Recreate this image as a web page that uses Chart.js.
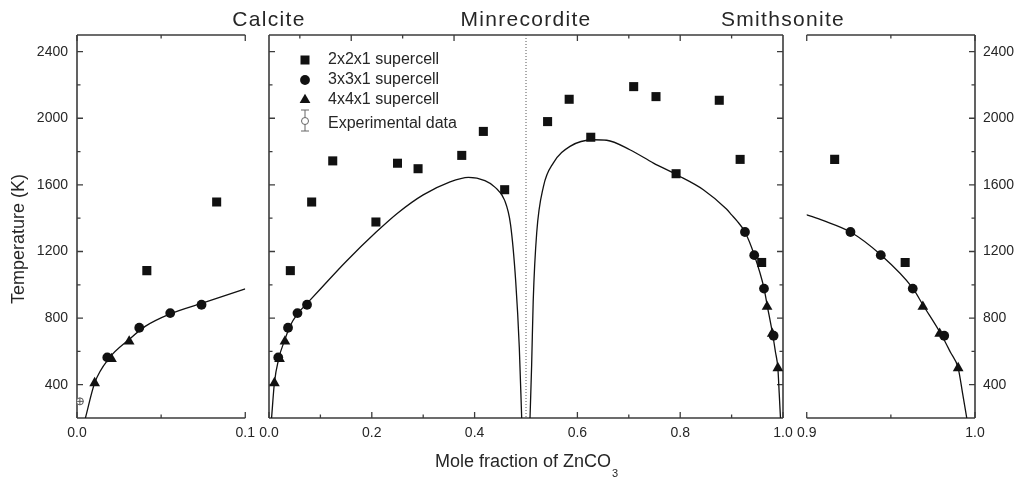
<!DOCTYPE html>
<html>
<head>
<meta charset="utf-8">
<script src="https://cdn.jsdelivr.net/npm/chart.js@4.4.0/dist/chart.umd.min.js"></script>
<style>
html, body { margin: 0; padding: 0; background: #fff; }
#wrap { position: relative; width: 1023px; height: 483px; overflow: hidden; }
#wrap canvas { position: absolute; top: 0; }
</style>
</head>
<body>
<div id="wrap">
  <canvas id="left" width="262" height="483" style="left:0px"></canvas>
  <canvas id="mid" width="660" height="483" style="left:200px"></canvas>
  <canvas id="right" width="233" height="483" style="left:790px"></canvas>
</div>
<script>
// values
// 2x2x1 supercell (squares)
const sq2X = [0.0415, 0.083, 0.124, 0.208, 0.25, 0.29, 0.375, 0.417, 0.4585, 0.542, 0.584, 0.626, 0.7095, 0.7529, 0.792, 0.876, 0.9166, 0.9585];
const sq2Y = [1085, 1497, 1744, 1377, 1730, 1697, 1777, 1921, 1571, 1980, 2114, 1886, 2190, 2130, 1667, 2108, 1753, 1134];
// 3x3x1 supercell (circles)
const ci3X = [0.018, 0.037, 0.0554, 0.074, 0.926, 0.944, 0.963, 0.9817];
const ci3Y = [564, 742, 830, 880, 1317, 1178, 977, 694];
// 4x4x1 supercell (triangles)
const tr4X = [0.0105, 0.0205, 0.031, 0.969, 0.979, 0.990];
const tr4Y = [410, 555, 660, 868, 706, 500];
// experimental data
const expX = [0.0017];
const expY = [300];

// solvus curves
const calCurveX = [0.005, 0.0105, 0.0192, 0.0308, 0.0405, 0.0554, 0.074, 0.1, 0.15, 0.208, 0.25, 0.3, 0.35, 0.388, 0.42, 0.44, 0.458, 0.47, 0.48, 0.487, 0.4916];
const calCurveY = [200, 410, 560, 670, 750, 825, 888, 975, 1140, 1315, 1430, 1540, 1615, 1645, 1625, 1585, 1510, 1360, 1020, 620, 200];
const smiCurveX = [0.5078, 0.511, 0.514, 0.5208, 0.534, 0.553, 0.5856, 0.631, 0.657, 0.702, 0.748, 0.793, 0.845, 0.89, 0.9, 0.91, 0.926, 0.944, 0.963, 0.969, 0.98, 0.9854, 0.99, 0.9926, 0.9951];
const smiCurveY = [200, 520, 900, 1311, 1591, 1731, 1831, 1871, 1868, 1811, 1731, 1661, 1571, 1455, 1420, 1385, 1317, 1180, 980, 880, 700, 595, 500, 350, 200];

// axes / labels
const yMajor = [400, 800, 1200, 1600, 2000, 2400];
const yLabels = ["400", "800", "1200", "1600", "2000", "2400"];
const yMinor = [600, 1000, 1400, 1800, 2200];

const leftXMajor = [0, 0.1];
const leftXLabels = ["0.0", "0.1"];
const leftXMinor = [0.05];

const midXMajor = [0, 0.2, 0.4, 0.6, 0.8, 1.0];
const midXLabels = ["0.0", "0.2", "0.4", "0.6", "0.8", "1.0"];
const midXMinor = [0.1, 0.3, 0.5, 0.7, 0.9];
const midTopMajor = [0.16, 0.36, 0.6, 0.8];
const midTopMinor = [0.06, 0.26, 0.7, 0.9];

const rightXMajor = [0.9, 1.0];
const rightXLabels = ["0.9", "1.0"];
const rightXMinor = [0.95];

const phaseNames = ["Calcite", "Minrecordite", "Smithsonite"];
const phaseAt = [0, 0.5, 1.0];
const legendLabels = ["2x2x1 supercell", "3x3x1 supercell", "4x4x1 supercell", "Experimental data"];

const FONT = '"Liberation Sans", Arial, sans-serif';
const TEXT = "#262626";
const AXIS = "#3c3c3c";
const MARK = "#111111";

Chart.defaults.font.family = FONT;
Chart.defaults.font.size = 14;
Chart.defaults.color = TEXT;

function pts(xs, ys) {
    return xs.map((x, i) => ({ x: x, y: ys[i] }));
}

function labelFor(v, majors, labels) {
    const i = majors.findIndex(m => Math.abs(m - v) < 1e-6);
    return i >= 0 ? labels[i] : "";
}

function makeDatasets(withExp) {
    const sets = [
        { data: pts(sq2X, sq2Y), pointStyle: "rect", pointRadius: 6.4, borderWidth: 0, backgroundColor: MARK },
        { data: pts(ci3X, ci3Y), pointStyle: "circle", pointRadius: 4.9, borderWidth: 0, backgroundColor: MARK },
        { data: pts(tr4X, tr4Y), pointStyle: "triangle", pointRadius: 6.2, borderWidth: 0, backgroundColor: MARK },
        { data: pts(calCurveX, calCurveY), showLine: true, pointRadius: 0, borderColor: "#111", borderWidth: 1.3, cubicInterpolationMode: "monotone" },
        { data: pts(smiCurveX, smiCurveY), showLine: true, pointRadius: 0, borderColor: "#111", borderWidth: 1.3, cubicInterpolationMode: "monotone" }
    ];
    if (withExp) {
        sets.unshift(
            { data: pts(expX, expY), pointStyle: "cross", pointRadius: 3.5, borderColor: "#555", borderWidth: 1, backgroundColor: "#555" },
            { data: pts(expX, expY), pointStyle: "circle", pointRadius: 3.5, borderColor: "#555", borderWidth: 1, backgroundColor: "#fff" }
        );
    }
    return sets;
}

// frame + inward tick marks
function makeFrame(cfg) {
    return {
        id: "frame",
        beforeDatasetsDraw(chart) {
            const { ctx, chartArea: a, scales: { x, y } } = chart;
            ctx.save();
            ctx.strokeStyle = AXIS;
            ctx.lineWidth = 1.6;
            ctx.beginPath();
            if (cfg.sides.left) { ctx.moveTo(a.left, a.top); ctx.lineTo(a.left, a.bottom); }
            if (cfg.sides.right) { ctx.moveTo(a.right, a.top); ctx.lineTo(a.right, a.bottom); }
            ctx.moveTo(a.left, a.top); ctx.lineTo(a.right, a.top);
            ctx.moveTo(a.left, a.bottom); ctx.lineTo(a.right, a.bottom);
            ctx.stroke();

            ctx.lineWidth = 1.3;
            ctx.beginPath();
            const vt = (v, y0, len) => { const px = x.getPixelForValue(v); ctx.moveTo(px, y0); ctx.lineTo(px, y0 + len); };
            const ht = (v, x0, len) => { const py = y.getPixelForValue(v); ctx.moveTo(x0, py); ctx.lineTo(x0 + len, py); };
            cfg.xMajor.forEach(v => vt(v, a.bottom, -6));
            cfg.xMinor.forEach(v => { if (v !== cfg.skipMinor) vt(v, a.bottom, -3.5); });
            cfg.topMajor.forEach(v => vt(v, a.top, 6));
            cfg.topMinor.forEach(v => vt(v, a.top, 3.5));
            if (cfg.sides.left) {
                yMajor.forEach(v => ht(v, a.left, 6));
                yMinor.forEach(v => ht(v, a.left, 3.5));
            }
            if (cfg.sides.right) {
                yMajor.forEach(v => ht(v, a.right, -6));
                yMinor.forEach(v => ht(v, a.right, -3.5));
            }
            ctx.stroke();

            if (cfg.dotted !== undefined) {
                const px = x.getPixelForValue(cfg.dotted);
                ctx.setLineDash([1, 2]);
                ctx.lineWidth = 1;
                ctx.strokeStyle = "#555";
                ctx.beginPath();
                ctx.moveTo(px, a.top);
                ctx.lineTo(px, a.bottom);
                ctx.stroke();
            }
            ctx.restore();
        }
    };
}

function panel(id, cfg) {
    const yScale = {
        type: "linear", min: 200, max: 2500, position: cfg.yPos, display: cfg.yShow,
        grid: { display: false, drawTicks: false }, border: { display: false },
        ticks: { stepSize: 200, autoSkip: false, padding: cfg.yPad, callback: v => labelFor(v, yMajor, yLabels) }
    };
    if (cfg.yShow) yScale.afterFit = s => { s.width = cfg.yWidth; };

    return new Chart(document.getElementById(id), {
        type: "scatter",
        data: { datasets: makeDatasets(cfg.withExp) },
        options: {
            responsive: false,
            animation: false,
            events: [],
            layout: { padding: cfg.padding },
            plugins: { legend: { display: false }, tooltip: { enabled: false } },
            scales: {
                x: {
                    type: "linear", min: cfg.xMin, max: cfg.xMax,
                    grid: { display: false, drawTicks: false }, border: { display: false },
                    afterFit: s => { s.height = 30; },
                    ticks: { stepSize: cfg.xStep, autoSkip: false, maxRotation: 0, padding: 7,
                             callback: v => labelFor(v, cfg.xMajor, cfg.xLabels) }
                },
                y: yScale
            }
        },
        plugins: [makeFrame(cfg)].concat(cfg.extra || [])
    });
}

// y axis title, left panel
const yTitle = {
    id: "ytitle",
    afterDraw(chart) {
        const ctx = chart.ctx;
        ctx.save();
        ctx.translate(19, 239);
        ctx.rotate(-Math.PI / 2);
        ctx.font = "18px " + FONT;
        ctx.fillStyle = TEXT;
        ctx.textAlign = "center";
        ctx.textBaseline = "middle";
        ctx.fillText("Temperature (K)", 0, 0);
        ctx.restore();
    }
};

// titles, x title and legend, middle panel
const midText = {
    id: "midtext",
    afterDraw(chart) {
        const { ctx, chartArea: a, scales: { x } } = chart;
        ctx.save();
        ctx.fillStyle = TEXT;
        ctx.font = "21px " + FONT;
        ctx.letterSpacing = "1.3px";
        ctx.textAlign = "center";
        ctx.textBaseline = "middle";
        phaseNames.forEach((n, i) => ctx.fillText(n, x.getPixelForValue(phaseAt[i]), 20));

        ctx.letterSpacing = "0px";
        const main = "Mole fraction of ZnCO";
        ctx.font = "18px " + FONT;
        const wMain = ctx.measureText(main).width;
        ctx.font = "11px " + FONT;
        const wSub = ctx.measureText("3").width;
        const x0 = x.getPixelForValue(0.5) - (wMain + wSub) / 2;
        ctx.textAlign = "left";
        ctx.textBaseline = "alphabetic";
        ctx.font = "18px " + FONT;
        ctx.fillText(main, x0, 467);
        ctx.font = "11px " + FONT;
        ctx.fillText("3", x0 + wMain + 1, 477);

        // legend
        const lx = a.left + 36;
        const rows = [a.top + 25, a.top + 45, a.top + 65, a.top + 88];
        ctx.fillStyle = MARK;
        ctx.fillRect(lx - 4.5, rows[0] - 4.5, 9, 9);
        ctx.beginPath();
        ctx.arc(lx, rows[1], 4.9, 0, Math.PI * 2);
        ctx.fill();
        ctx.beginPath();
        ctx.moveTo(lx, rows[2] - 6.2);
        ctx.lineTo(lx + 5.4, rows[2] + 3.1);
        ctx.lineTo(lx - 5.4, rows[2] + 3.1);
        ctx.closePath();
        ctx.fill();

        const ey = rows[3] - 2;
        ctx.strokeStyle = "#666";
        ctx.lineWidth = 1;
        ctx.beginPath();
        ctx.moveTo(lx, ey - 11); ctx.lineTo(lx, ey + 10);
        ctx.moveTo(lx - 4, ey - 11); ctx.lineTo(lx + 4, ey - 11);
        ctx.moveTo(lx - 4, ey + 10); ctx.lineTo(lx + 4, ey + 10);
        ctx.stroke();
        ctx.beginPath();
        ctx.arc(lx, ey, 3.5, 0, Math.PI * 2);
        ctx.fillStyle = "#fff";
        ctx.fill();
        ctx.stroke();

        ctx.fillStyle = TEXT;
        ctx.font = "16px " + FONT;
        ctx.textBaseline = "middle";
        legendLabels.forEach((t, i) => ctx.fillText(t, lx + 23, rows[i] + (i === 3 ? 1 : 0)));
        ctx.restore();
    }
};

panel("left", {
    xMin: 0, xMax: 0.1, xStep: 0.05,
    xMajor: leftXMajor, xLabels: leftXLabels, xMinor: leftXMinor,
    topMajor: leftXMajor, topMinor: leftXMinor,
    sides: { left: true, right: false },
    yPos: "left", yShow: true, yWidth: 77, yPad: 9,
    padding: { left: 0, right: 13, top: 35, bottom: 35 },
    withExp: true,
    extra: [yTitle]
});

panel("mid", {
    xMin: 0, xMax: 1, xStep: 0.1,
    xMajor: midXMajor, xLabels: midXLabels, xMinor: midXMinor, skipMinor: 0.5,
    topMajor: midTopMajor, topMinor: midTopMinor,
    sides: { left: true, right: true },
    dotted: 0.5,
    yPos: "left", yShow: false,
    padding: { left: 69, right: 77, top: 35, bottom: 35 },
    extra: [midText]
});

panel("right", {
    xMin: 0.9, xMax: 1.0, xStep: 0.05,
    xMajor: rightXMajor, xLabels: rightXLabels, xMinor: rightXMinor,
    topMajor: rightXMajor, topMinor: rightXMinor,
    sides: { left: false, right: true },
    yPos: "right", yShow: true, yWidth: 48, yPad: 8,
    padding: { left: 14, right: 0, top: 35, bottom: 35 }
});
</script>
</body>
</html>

### Short exercise
Skip the pictures, please, and transcribe only the lines from the beginning of the material through the one that contains "const expY = [300];".

### Response
Recreate this image as a web page that uses Chart.js.
<!DOCTYPE html>
<html>
<head>
<meta charset="utf-8">
<script src="https://cdn.jsdelivr.net/npm/chart.js@4.4.0/dist/chart.umd.min.js"></script>
<style>
html, body { margin: 0; padding: 0; background: #fff; }
#wrap { position: relative; width: 1023px; height: 483px; overflow: hidden; }
#wrap canvas { position: absolute; top: 0; }
</style>
</head>
<body>
<div id="wrap">
  <canvas id="left" width="262" height="483" style="left:0px"></canvas>
  <canvas id="mid" width="660" height="483" style="left:200px"></canvas>
  <canvas id="right" width="233" height="483" style="left:790px"></canvas>
</div>
<script>
// values
// 2x2x1 supercell (squares)
const sq2X = [0.0415, 0.083, 0.124, 0.208, 0.25, 0.29, 0.375, 0.417, 0.4585, 0.542, 0.584, 0.626, 0.7095, 0.7529, 0.792, 0.876, 0.9166, 0.9585];
const sq2Y = [1085, 1497, 1744, 1377, 1730, 1697, 1777, 1921, 1571, 1980, 2114, 1886, 2190, 2130, 1667, 2108, 1753, 1134];
// 3x3x1 supercell (circles)
const ci3X = [0.018, 0.037, 0.0554, 0.074, 0.926, 0.944, 0.963, 0.9817];
const ci3Y = [564, 742, 830, 880, 1317, 1178, 977, 694];
// 4x4x1 supercell (triangles)
const tr4X = [0.0105, 0.0205, 0.031, 0.969, 0.979, 0.990];
const tr4Y = [410, 555, 660, 868, 706, 500];
// experimental data
const expX = [0.0017];
const expY = [300];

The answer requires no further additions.